Siendo niño en los años 90, mi hijo Mikel en nuestra cocina de California le decía cuando no se quería ir a la cama: “abuela, cuenta esas cosas tan bonitas de frustraciones y sinsabores que pasabais en la guerra”. A mi hijo, de niño, la Guerra Civil española contada por su abuela Amaya también le debía de parecer que había sido una gran fiesta.

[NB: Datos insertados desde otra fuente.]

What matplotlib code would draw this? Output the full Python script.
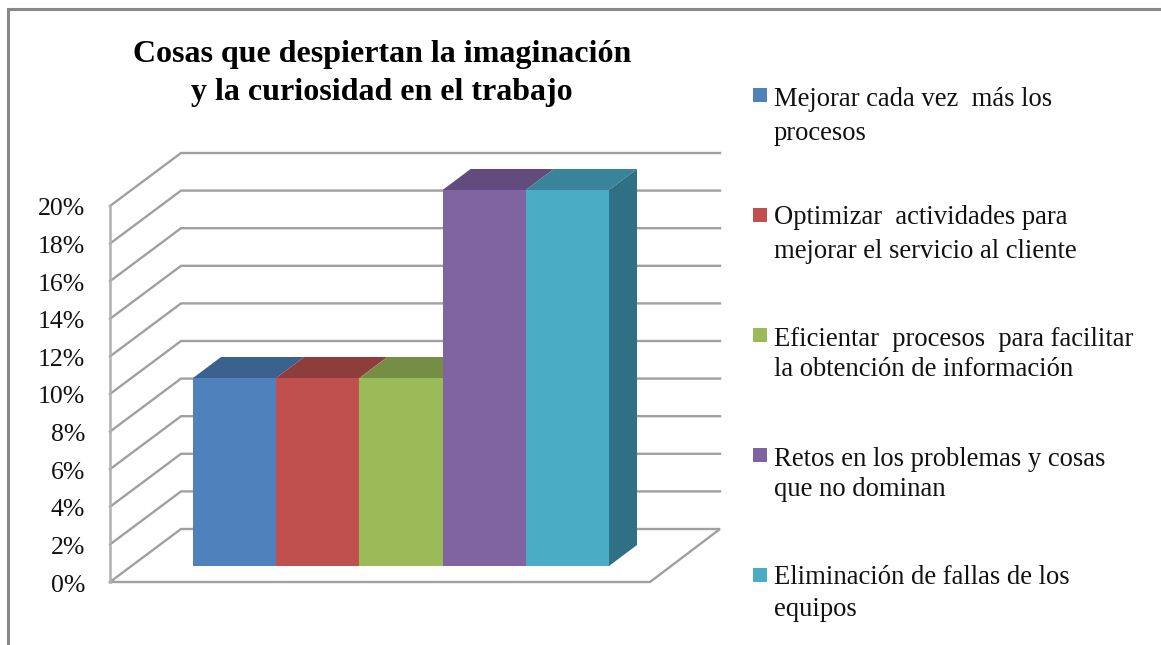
import matplotlib
matplotlib.use('Agg')
import matplotlib.pyplot as plt
from matplotlib.patches import Rectangle

# Data
series = ['Mejorar cada vez  más los\nprocesos',
          'Optimizar  actividades para\nmejorar el servicio al cliente',
          'Eficientar  procesos  para facilitar\nla obtención de información',
          'Retos en los problemas y cosas\nque no dominan',
          'Eliminación de fallas de los\nequipos']
values = [10, 10, 10, 20, 20]
yticks = [0, 2, 4, 6, 8, 10, 12, 14, 16, 18, 20]
title = 'Cosas que despiertan la imaginación\ny la curiosidad en el trabajo'

front_colors = ['#4F81BD', '#C0504D', '#9BBB59', '#8064A2', '#4BACC6']
top_colors = ['#3B618F', '#8F3D3A', '#768E44', '#624C7D', '#39849A']
side_color = '#2F7085'
grid_color = '#A0A0A0'
frame_color = '#888888'

W, H = 1161, 645
plt.rcParams['font.family'] = ['Liberation Serif', 'DejaVu Serif']

fig = plt.figure(figsize=(W / 100, H / 100), dpi=100)

# Scale: one category is 83.2 px wide, 1% is 18.8 px, bars start at px (193, 566)
ux, uy = 83.2, 18.8
x0, y0 = 193, 566
ax = fig.add_axes([0, 0, 1, 1])
ax.set_xlim(-x0 / ux, (W - x0) / ux)
ax.set_ylim((y0 - H) / uy, y0 / uy)
ax.axis('off')

# 3d look: wall and floor offsets in data units
wall_x, wall_y = (110 - x0) / ux, (y0 - 582) / uy
deep_x, deep_y = 71 / ux, 53 / uy
grid_end = (720 - x0) / ux
floor_end = (650 - x0) / ux
bar_dx, bar_dy = 28 / ux, 21 / uy

for v in yticks[1:]:
    ax.plot([wall_x, wall_x + deep_x, grid_end],
            [wall_y + v, wall_y + v + deep_y, wall_y + v + deep_y],
            color=grid_color, lw=1.7, solid_joinstyle='miter', zorder=1)
# floor
ax.plot([wall_x, floor_end, grid_end, wall_x + deep_x, wall_x],
        [wall_y, wall_y, wall_y + deep_y, wall_y + deep_y, wall_y],
        color=grid_color, lw=1.7, solid_joinstyle='miter', zorder=1)
ax.plot([wall_x, wall_x], [wall_y, wall_y + yticks[-1]], color='#B0B0B0', lw=1.8, zorder=1)

for v in yticks:
    ax.text(wall_x - 25 / ux, wall_y + v - 3.5 / uy, f'{v}%', ha='right', va='center',
            fontsize=18.5, color='#111111')

# bars, left to right so each front hides the previous top
for i, v in enumerate(values):
    ax.fill([i, i + 1, i + 1 + bar_dx, i + bar_dx],
            [v, v, v + bar_dy, v + bar_dy], color=top_colors[i], lw=0, zorder=2 + i)
    ax.bar(i, v, width=1, align='edge', color=front_colors[i], lw=0, zorder=2.5 + i)
n = len(values)
ax.fill([n, n + bar_dx, n + bar_dx, n],
        [0, bar_dy, values[-1] + bar_dy, values[-1]], color=side_color, lw=0, zorder=2 + n)

# title
fig.text(382 / W, 1 - 73.5 / H, title, ha='center', va='center', fontsize=23,
         fontweight='bold', linespacing=1.37, color='black')

# legend
legend_y = [116.5, 234.5, 354.5, 474.5, 593.5]
marker_y = [95, 215, 335, 455, 575]
line_gap = [1.46, 1.46, 1.29, 1.29, 1.38]
for name, c, ly, my, gap in zip(series, front_colors, legend_y, marker_y, line_gap):
    fig.patches.append(Rectangle((753 / W, 1 - (my + 7) / H), 14 / W, 14 / H,
                                 transform=fig.transFigure, color=c, lw=0))
    fig.text(774 / W, 1 - ly / H, name, ha='left', va='center', fontsize=19.2,
             linespacing=gap, color='#111111')

# outer frame, only top and left are visible
fig.add_artist(plt.Line2D([8 / W, 8 / W, 1], [0, 1 - 8.5 / H, 1 - 8.5 / H],
                          color=frame_color, lw=2.2, solid_joinstyle='miter'))

fig.savefig('out.png', dpi=100)
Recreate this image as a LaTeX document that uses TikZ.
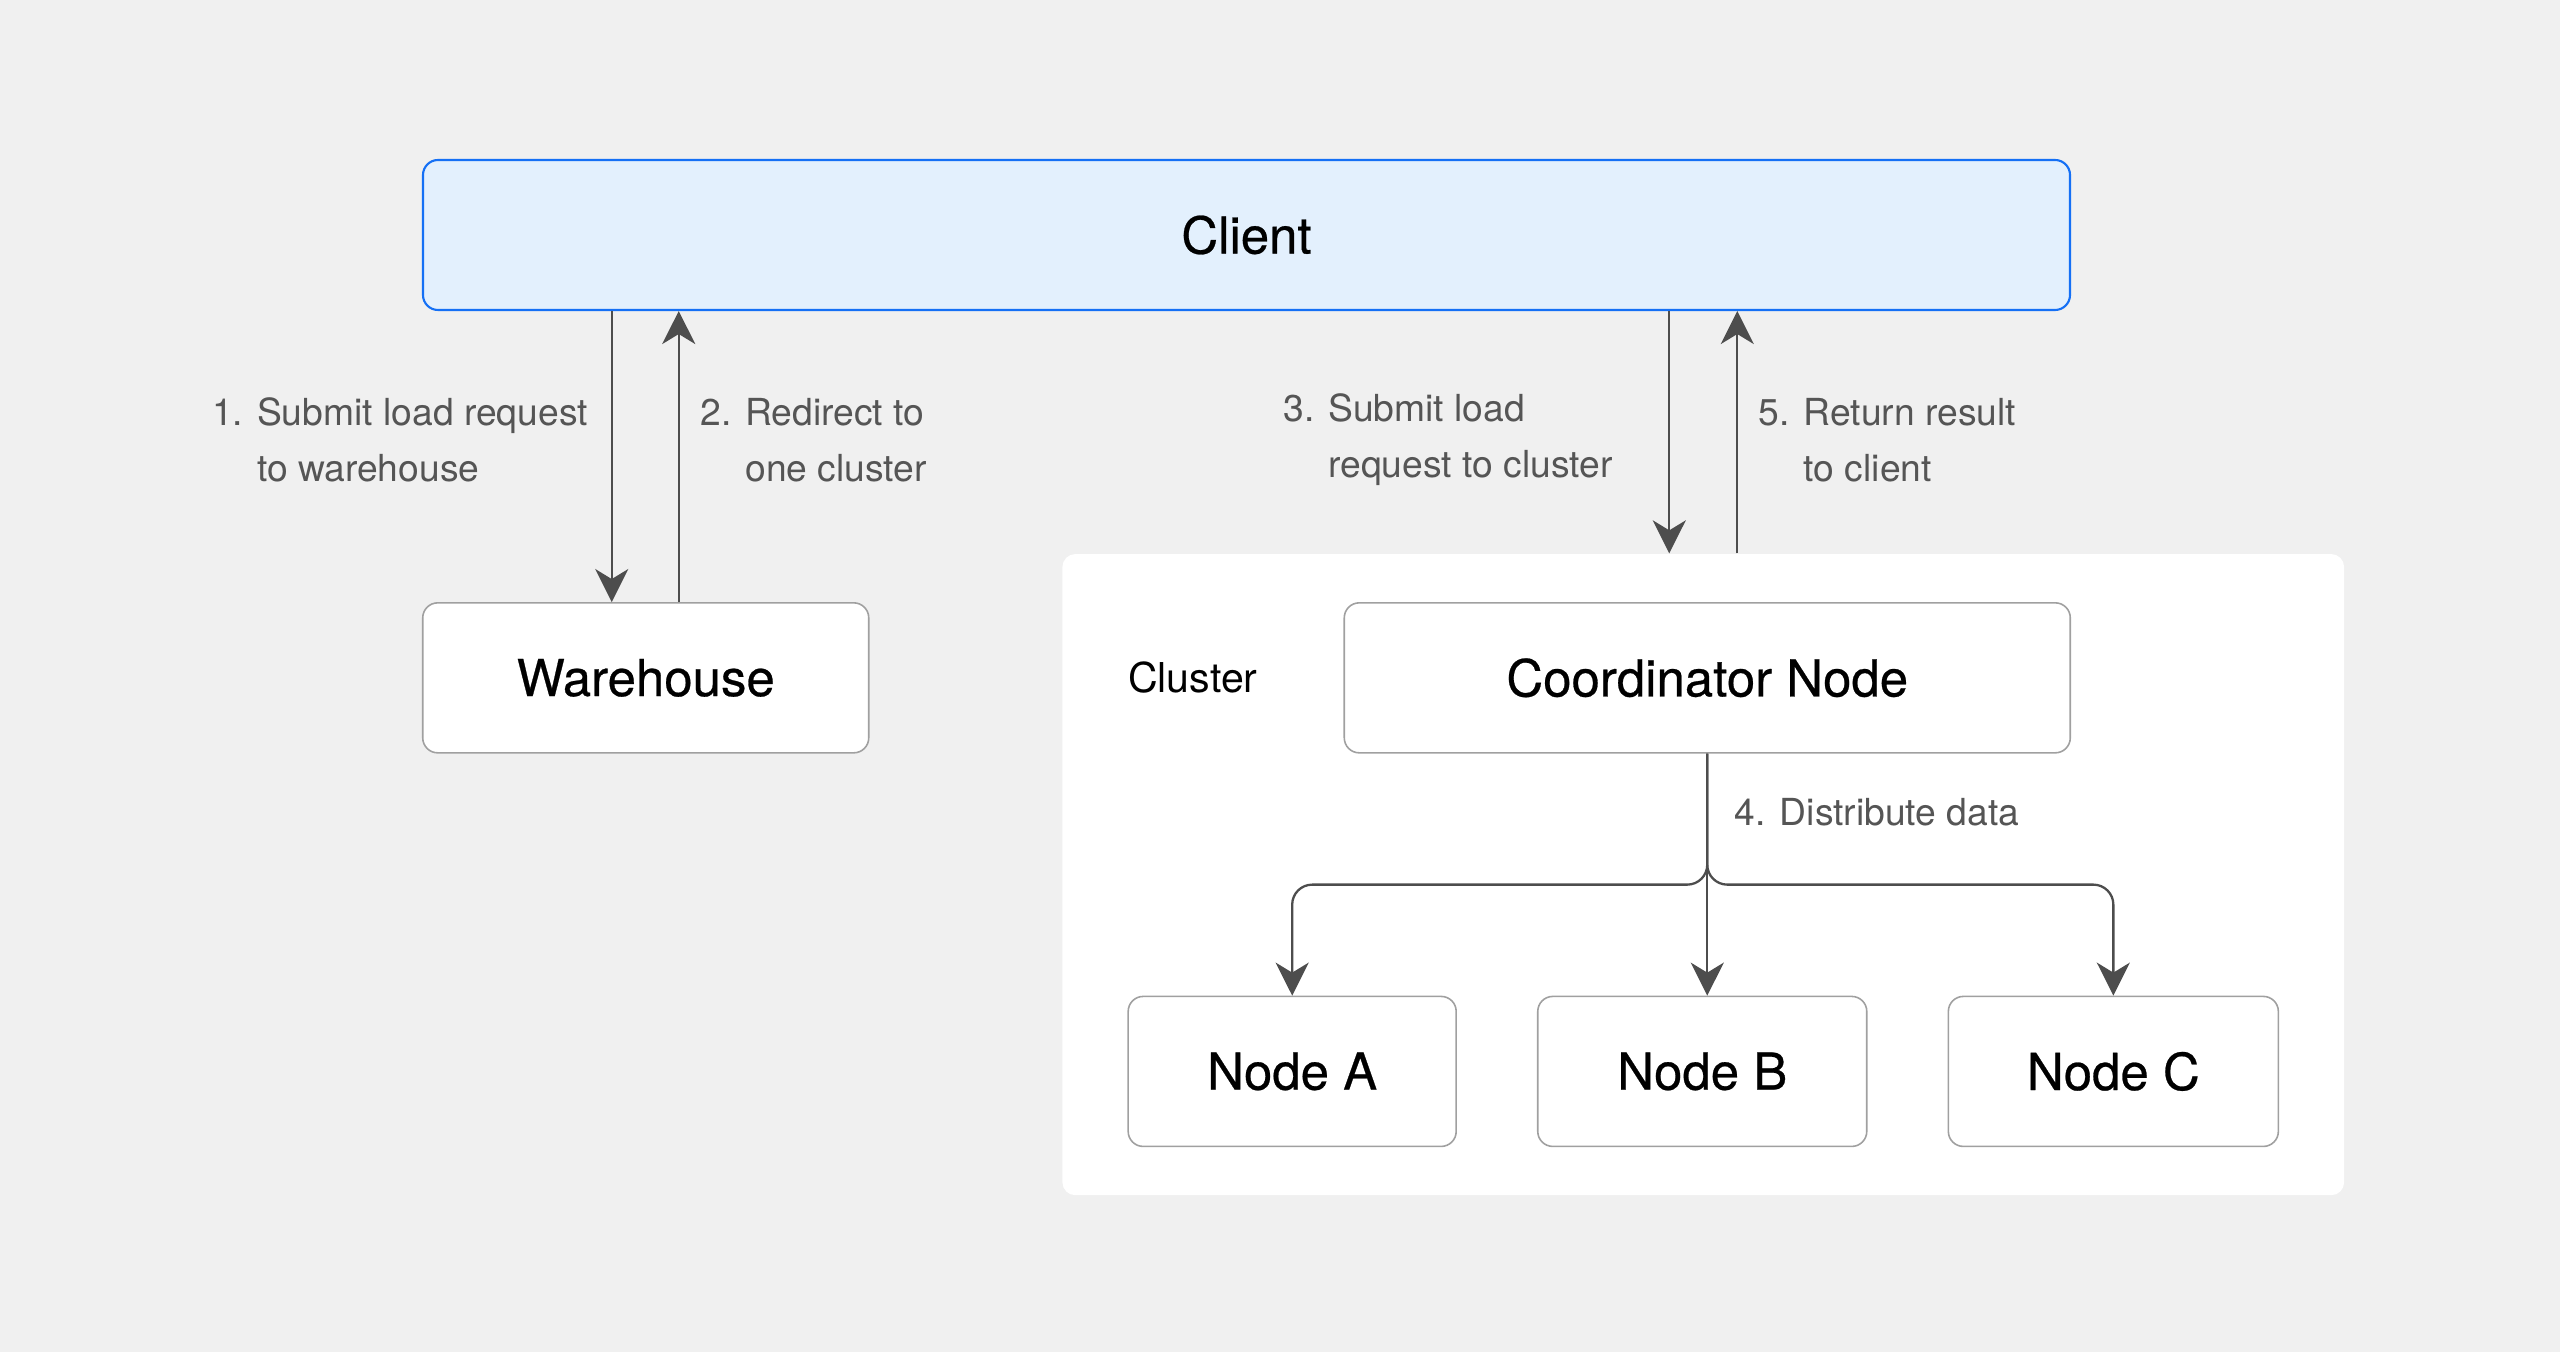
\documentclass[tikz,border=0pt]{standalone}
\usepackage{fontspec}
\setmainfont{TeX Gyre Heros}
\newfontfamily\boxfont{TeX Gyre Heros}[FakeBold=0.5]
\usepackage{xcolor}
\usetikzlibrary{arrows.meta, positioning, fit, backgrounds}
\definecolor{pagebg}{HTML}{F0F0F0}
\definecolor{clientfill}{HTML}{E3F0FD}
\definecolor{clientline}{HTML}{1570F5}
\definecolor{boxline}{HTML}{A0A0A0}
\definecolor{arrowgray}{HTML}{4D4D4D}
\definecolor{labelgray}{HTML}{555555}

\begin{document}
\begin{tikzpicture}[
    node distance=0.8cm,
    box/.style={draw=boxline, line width=0.45pt, fill=white, rounded corners=1.5mm, minimum height=1.5cm, inner sep=0pt, align=center, font=\boxfont\fontsize{14.5}{17}\selectfont},
    steplabel/.style={align=left, inner sep=0pt, text=labelgray, font=\fontsize{10.6}{15.9}\selectfont},
    arrow/.style={-{Stealth[length=3.3mm, width=3.3mm, inset=1mm]}, draw=arrowgray, line width=0.65pt}
]

\useasboundingbox (0,0) rectangle (25.6,-13.52);

\node[box, fill=clientfill, draw=clientline, line width=0.6pt, minimum width=16.47cm] (client) at (12.465,-2.35) {Client};
\node[box, minimum width=4.46cm, below right=2.91cm and 0cm of client.south west] (warehouse) {Warehouse};
\node[box, minimum width=7.26cm, below left=2.91cm and 0cm of client.south east] (coord) {Coordinator Node};
\node[box, minimum width=3.29cm, below=2.42cm of coord, xshift=-0.05cm] (nodeB) {Node B};
\node[box, minimum width=3.28cm, left=of nodeB] (nodeA) {Node A};
\node[box, minimum width=3.30cm, right=of nodeB] (nodeC) {Node C};

% page and cluster area
\begin{scope}[on background layer]
    \fill[pagebg] (0,0) rectangle (25.6,-13.52);
    \node[fill=white, rounded corners=1.3mm, inner xsep=0.65cm, inner ysep=0.48cm, fit=(coord)(nodeA)(nodeC)] (cluster) {};
\end{scope}
\node[anchor=west, inner sep=0pt, font=\fontsize{11.7}{14}\selectfont] (clusterlabel) at (nodeA.west |- coord) {Cluster};

% client <-> warehouse
\draw[arrow] ([xshift=-3.4mm]warehouse.north |- client.south) -- ([xshift=-3.4mm]warehouse.north);
\draw[arrow] ([xshift=3.3mm]warehouse.north) -- ([xshift=3.3mm]warehouse.north |- client.south);
\node[steplabel, anchor=east] (submitwh) at ([xshift=-5.7mm, yshift=16.2mm]warehouse.north) {1. Submit load request\\\phantom{1. }to warehouse};
\node[steplabel, anchor=west] (redirect) at ([xshift=5.4mm, yshift=16.2mm]warehouse.north) {2. Redirect to\\\phantom{2. }one cluster};

% client <-> cluster
\draw[arrow] ([xshift=-3.8mm]coord.north |- client.south) -- ([xshift=-3.8mm]coord.north |- cluster.north);
\draw[arrow] ([xshift=3.0mm]coord.north |- cluster.north) -- ([xshift=3.0mm]coord.north |- client.south);
\node[steplabel, anchor=east] (submitcl) at ([xshift=-9.4mm, yshift=16.2mm]coord.north) {3. Submit load\\\phantom{3. }request to cluster};
\node[steplabel, anchor=west] (result) at ([xshift=5.1mm, yshift=16.2mm]coord.north) {5. Return result\\\phantom{5. }to client};

% distribute
\draw[arrow, rounded corners=2mm] (coord.south) -- ++(0,-1.31) -| (nodeA.north);
\draw[arrow] (coord.south) -- (coord.south |- nodeB.north);
\draw[arrow, rounded corners=2mm] (coord.south) -- ++(0,-1.31) -| (nodeC.north);
\node[steplabel, anchor=west] (distribute) at ([xshift=2.7mm, yshift=-5.9mm]coord.south) {4. Distribute data};

\end{tikzpicture}
\end{document}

Mi abuela, Julia Landeta Tutor, nació en Gallarta, Vizcaya, en 1898. Fue abandonada por su marido cuando tenía unos 25 años con 4 hijos pequeños. Perdió a un hijo por malnutrición antes de cumplir un año, a otro a los 17 años en el Alto de los Leones durante la defensa de Madrid, y a un hermano en el campo de concentración de Mauthausen-Gusen. Mi abuela pasó 4 años en las cárceles franquistas nada más terminar la guerra, por no decir donde estaba escondida mi madre (no lo sabía). Su hermana Margarita sí que lo sabía y no dijo nada.

La abuela me contaba de niña los castigos que sufrió en la cárcel de Ventas en manos de la tristemente famosa monja carcelera 'La Veneno'. De esos castigos escribiría en su libro La Voz Dormida la recordada Dulce Chacón muchos años más tarde. La reacción que tuve al volver a escuchar a mi abuela otra vez a través de la lectura del libro Dulce Chacón fue grande. Lloré amargamente todas las noches que me duró su lectura, en todas sus páginas me parecía leer el nombre de mi abuela, aunque su nombre no apareciera en ninguna.

En boca de mi abuela Julia escuché también de niña el nombre del comisario Conesa y de los castigos que ella y su hija pequeña Antoñita sufrieron en sus manos. Me hablaba también mi abuela de los hombres que se habían querido sobrepasar con ella en sus diferentes trabajos y me decía con contundencia que nunca me dejase manosear por nadie que yo no quisiera que me manoseara, aunque tuviera que perder mi trabajo.

Mi abuela murió poco después de las elecciones del 15 junio de 1977. Ese día, mi madre y yo tuvimos que llevarla casi en volandas a votar; rechazó usar el servicio de ambulancia. Con la poca estabilidad mental que le quedaba –murió con demencia senil al poco tiempo– nos dijo a mi madre y a mí que ella había ido andando a votar durante la República y que ahora iría también andando.

En este tiempo del #MeToo y muy cerca del 8M me acuerdo mucho de mi madre y de mi abuela. Mi abuela decía que ella se había jugado como mujer el perder su trabajo más de una vez y que no se podía estar a las duras y a las maduras en ese aspecto. Mi madre daba menos explicaciones: “¡Ay, cuando se liberen las mujeres; qué pena me dan los hombres!”, le oí decir algunas veces. No daba más explicaciones cuando se las pedía. “Ya verás, ya...” me decía. Y vaya si lo he ido viendo. Las palabras de las dos resuenan hoy así en mí: Un 'no' es un 'no' y un 'sí' es un 'sí'.